> _What to produce_
Retype all material exactly. Pictures stay out of the copy.

------------------------

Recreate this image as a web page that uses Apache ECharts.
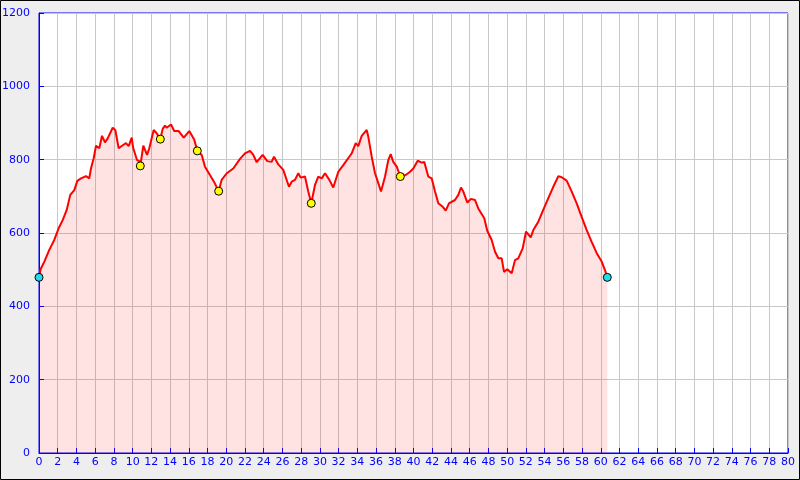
<!DOCTYPE html>
<html>
<head>
<meta charset="utf-8">
<script src="https://cdn.jsdelivr.net/npm/echarts@6/dist/echarts.min.js"></script>
<style>
html,body{margin:0;padding:0;background:#eeeeee;}
#chart{width:800px;height:480px;}
</style>
</head>
<body>
<div id="chart"></div>
<script>
// Distance along route (km)
var distKm = [0, 0.18, 0.57, 1.10, 1.63, 2.10, 2.53, 2.96, 3.34, 3.77, 4.09, 4.49, 5.02, 5.37, 5.55, 5.84, 6.09, 6.44, 6.73, 7.05, 7.34, 7.87, 8.15, 8.51, 8.87, 9.29, 9.58, 9.90, 10.07, 10.47, 10.71, 10.82, 11.14, 11.54, 11.78, 12.25, 12.57, 12.96, 13.21, 13.46, 13.64, 14.10, 14.45, 14.92, 15.46, 16.05, 16.59, 16.91, 17.38, 17.73, 18.26, 18.69, 19.19, 19.51, 20.05, 20.75, 21.47, 22.00, 22.54, 22.89, 23.25, 23.89, 24.38, 24.85, 25.10, 25.56, 26.09, 26.70, 26.99, 27.34, 27.70, 27.95, 28.41, 28.76, 29.08, 29.48, 29.83, 30.19, 30.55, 31.01, 31.43, 31.97, 32.50, 33.14, 33.40, 33.83, 34.10, 34.47, 35.00, 35.17, 35.54, 35.89, 36.24, 36.53, 36.96, 37.31, 37.56, 37.84, 38.21, 38.59, 39.17, 39.63, 39.98, 40.45, 40.88, 41.15, 41.58, 41.94, 42.30, 42.65, 43.18, 43.44, 43.79, 44.43, 44.79, 45.07, 45.32, 45.75, 46.14, 46.57, 46.92, 47.56, 47.88, 48.35, 48.71, 49.06, 49.42, 49.67, 50.02, 50.49, 50.84, 51.19, 51.66, 52.02, 52.52, 52.80, 53.33, 53.86, 54.40, 54.93, 55.47, 55.83, 56.36, 56.90, 57.43, 57.96, 58.50, 59.03, 59.57, 60.10, 60.45, 60.70];
// Elevation (m)
var elevM = [479, 502, 522, 554, 581, 613, 635, 663, 704, 717, 742, 749, 755, 749, 776, 804, 838, 831, 865, 847, 858, 887, 881, 831, 838, 845, 837, 860, 831, 799, 796, 783, 838, 813, 831, 881, 872, 856, 884, 893, 887, 896, 878, 878, 860, 878, 854, 824, 813, 781, 758, 740, 714, 745, 763, 776, 802, 817, 824, 813, 793, 813, 796, 794, 808, 787, 772, 726, 740, 745, 763, 751, 754, 713, 681, 731, 754, 749, 763, 745, 724, 767, 785, 808, 817, 845, 837, 865, 881, 863, 808, 763, 736, 713, 754, 799, 815, 794, 781, 754, 758, 767, 776, 797, 792, 794, 754, 749, 713, 681, 670, 661, 681, 690, 704, 724, 713, 683, 693, 690, 667, 640, 606, 581, 549, 531, 531, 494, 501, 490, 526, 531, 558, 604, 588, 608, 631, 663, 695, 726, 755, 752, 743, 713, 681, 644, 608, 576, 545, 522, 499, 479];
// Waypoints
var wayKm = [10.82, 12.96, 16.91, 19.19, 29.08, 38.59];
var wayElev = [783, 856, 824, 714, 681, 754];
// Start / finish points
var endKm = [0, 60.70];
var endElev = [479, 479];

var xMin = 0, xMax = 80, xStep = 2;
var yMin = 0, yMax = 1200, yStep = 200;

function pairs(a, b) { return a.map(function (v, i) { return [v, b[i]]; }); }
function plain(v) { return String(v); }

var chart = echarts.init(document.getElementById('chart'), null, {renderer: 'canvas'});
var blue = '#0000ff';
chart.setOption({
  animation: false,
  backgroundColor: '#eeeeee',
  graphic: [{
    type: 'rect', silent: true, z: 100,
    shape: {x: 0.5, y: 0.5, width: 799, height: 479},
    style: {fill: 'none', stroke: '#000', lineWidth: 1}
  }],
  grid: {
    left: 39, right: 12, top: 13, bottom: 27,
    containLabel: false, outerBoundsMode: 'none',
    show: true, backgroundColor: '#ffffff', borderColor: blue, borderWidth: 1
  },
  xAxis: {
    type: 'value', min: xMin, max: xMax, interval: xStep,
    axisLine: {show: true, lineStyle: {color: blue, width: 1}},
    axisTick: {show: true, inside: true, length: 5, lineStyle: {color: blue}},
    axisLabel: {color: blue, fontFamily: 'DejaVu Sans', fontSize: 11, margin: 4, hideOverlap: false, formatter: plain},
    splitLine: {show: true, lineStyle: {color: '#c8c8c8', width: 1}}
  },
  yAxis: {
    type: 'value', min: yMin, max: yMax, interval: yStep,
    axisLine: {show: true, lineStyle: {color: blue, width: 1}},
    axisTick: {show: true, inside: true, length: 5, lineStyle: {color: blue}},
    axisLabel: {color: blue, fontFamily: 'DejaVu Sans', fontSize: 11, margin: 9, formatter: plain},
    splitLine: {show: true, lineStyle: {color: '#c8c8c8', width: 1}}
  },
  series: [{
    type: 'line',
    data: pairs(distKm, elevM),
    showSymbol: false,
    symbol: 'none',
    lineStyle: {color: '#ff0000', width: 2},
    areaStyle: {color: 'rgba(255,0,0,0.11)', opacity: 1},
    z: 2
  }, {
    type: 'scatter',
    data: pairs(wayKm, wayElev),
    symbol: 'circle', symbolSize: 8,
    itemStyle: {color: '#ffff00', borderColor: '#000', borderWidth: 1, opacity: 1},
    z: 5
  }, {
    type: 'scatter',
    data: pairs(endKm, endElev),
    symbol: 'circle', symbolSize: 8,
    itemStyle: {color: '#22dde8', borderColor: '#000', borderWidth: 1, opacity: 1},
    z: 5
  }]
});
</script>
</body>
</html>
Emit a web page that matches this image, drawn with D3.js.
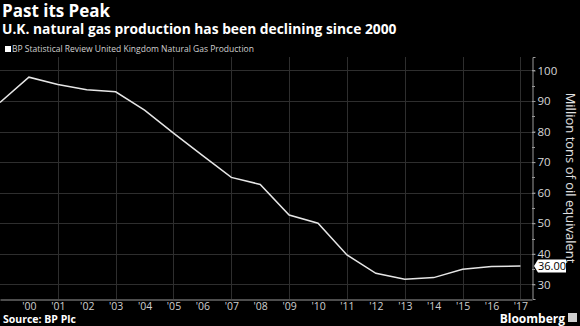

------------------------

> _Solution below_
Recreate this image as a web page that uses Apache ECharts.
<!DOCTYPE html>
<html>
<head>
<meta charset="utf-8">
<script src="https://cdn.jsdelivr.net/npm/echarts@6/dist/echarts.min.js"></script>
<style>
html,body{margin:0;padding:0;background:#eeeeee;}
#chart{width:800px;height:480px;}
</style>
</head>
<body>
<div id="chart"></div>
<script>
// Distance along route (km)
var distKm = [0, 0.18, 0.57, 1.10, 1.63, 2.10, 2.53, 2.96, 3.34, 3.77, 4.09, 4.49, 5.02, 5.37, 5.55, 5.84, 6.09, 6.44, 6.73, 7.05, 7.34, 7.87, 8.15, 8.51, 8.87, 9.29, 9.58, 9.90, 10.07, 10.47, 10.71, 10.82, 11.14, 11.54, 11.78, 12.25, 12.57, 12.96, 13.21, 13.46, 13.64, 14.10, 14.45, 14.92, 15.46, 16.05, 16.59, 16.91, 17.38, 17.73, 18.26, 18.69, 19.19, 19.51, 20.05, 20.75, 21.47, 22.00, 22.54, 22.89, 23.25, 23.89, 24.38, 24.85, 25.10, 25.56, 26.09, 26.70, 26.99, 27.34, 27.70, 27.95, 28.41, 28.76, 29.08, 29.48, 29.83, 30.19, 30.55, 31.01, 31.43, 31.97, 32.50, 33.14, 33.40, 33.83, 34.10, 34.47, 35.00, 35.17, 35.54, 35.89, 36.24, 36.53, 36.96, 37.31, 37.56, 37.84, 38.21, 38.59, 39.17, 39.63, 39.98, 40.45, 40.88, 41.15, 41.58, 41.94, 42.30, 42.65, 43.18, 43.44, 43.79, 44.43, 44.79, 45.07, 45.32, 45.75, 46.14, 46.57, 46.92, 47.56, 47.88, 48.35, 48.71, 49.06, 49.42, 49.67, 50.02, 50.49, 50.84, 51.19, 51.66, 52.02, 52.52, 52.80, 53.33, 53.86, 54.40, 54.93, 55.47, 55.83, 56.36, 56.90, 57.43, 57.96, 58.50, 59.03, 59.57, 60.10, 60.45, 60.70];
// Elevation (m)
var elevM = [479, 502, 522, 554, 581, 613, 635, 663, 704, 717, 742, 749, 755, 749, 776, 804, 838, 831, 865, 847, 858, 887, 881, 831, 838, 845, 837, 860, 831, 799, 796, 783, 838, 813, 831, 881, 872, 856, 884, 893, 887, 896, 878, 878, 860, 878, 854, 824, 813, 781, 758, 740, 714, 745, 763, 776, 802, 817, 824, 813, 793, 813, 796, 794, 808, 787, 772, 726, 740, 745, 763, 751, 754, 713, 681, 731, 754, 749, 763, 745, 724, 767, 785, 808, 817, 845, 837, 865, 881, 863, 808, 763, 736, 713, 754, 799, 815, 794, 781, 754, 758, 767, 776, 797, 792, 794, 754, 749, 713, 681, 670, 661, 681, 690, 704, 724, 713, 683, 693, 690, 667, 640, 606, 581, 549, 531, 531, 494, 501, 490, 526, 531, 558, 604, 588, 608, 631, 663, 695, 726, 755, 752, 743, 713, 681, 644, 608, 576, 545, 522, 499, 479];
// Waypoints
var wayKm = [10.82, 12.96, 16.91, 19.19, 29.08, 38.59];
var wayElev = [783, 856, 824, 714, 681, 754];
// Start / finish points
var endKm = [0, 60.70];
var endElev = [479, 479];

var xMin = 0, xMax = 80, xStep = 2;
var yMin = 0, yMax = 1200, yStep = 200;

function pairs(a, b) { return a.map(function (v, i) { return [v, b[i]]; }); }
function plain(v) { return String(v); }

var chart = echarts.init(document.getElementById('chart'), null, {renderer: 'canvas'});
var blue = '#0000ff';
chart.setOption({
  animation: false,
  backgroundColor: '#eeeeee',
  graphic: [{
    type: 'rect', silent: true, z: 100,
    shape: {x: 0.5, y: 0.5, width: 799, height: 479},
    style: {fill: 'none', stroke: '#000', lineWidth: 1}
  }],
  grid: {
    left: 39, right: 12, top: 13, bottom: 27,
    containLabel: false, outerBoundsMode: 'none',
    show: true, backgroundColor: '#ffffff', borderColor: blue, borderWidth: 1
  },
  xAxis: {
    type: 'value', min: xMin, max: xMax, interval: xStep,
    axisLine: {show: true, lineStyle: {color: blue, width: 1}},
    axisTick: {show: true, inside: true, length: 5, lineStyle: {color: blue}},
    axisLabel: {color: blue, fontFamily: 'DejaVu Sans', fontSize: 11, margin: 4, hideOverlap: false, formatter: plain},
    splitLine: {show: true, lineStyle: {color: '#c8c8c8', width: 1}}
  },
  yAxis: {
    type: 'value', min: yMin, max: yMax, interval: yStep,
    axisLine: {show: true, lineStyle: {color: blue, width: 1}},
    axisTick: {show: true, inside: true, length: 5, lineStyle: {color: blue}},
    axisLabel: {color: blue, fontFamily: 'DejaVu Sans', fontSize: 11, margin: 9, formatter: plain},
    splitLine: {show: true, lineStyle: {color: '#c8c8c8', width: 1}}
  },
  series: [{
    type: 'line',
    data: pairs(distKm, elevM),
    showSymbol: false,
    symbol: 'none',
    lineStyle: {color: '#ff0000', width: 2},
    areaStyle: {color: 'rgba(255,0,0,0.11)', opacity: 1},
    z: 2
  }, {
    type: 'scatter',
    data: pairs(wayKm, wayElev),
    symbol: 'circle', symbolSize: 8,
    itemStyle: {color: '#ffff00', borderColor: '#000', borderWidth: 1, opacity: 1},
    z: 5
  }, {
    type: 'scatter',
    data: pairs(endKm, endElev),
    symbol: 'circle', symbolSize: 8,
    itemStyle: {color: '#22dde8', borderColor: '#000', borderWidth: 1, opacity: 1},
    z: 5
  }]
});
</script>
</body>
</html>
Emit a web page that matches this image, drawn with D3.js.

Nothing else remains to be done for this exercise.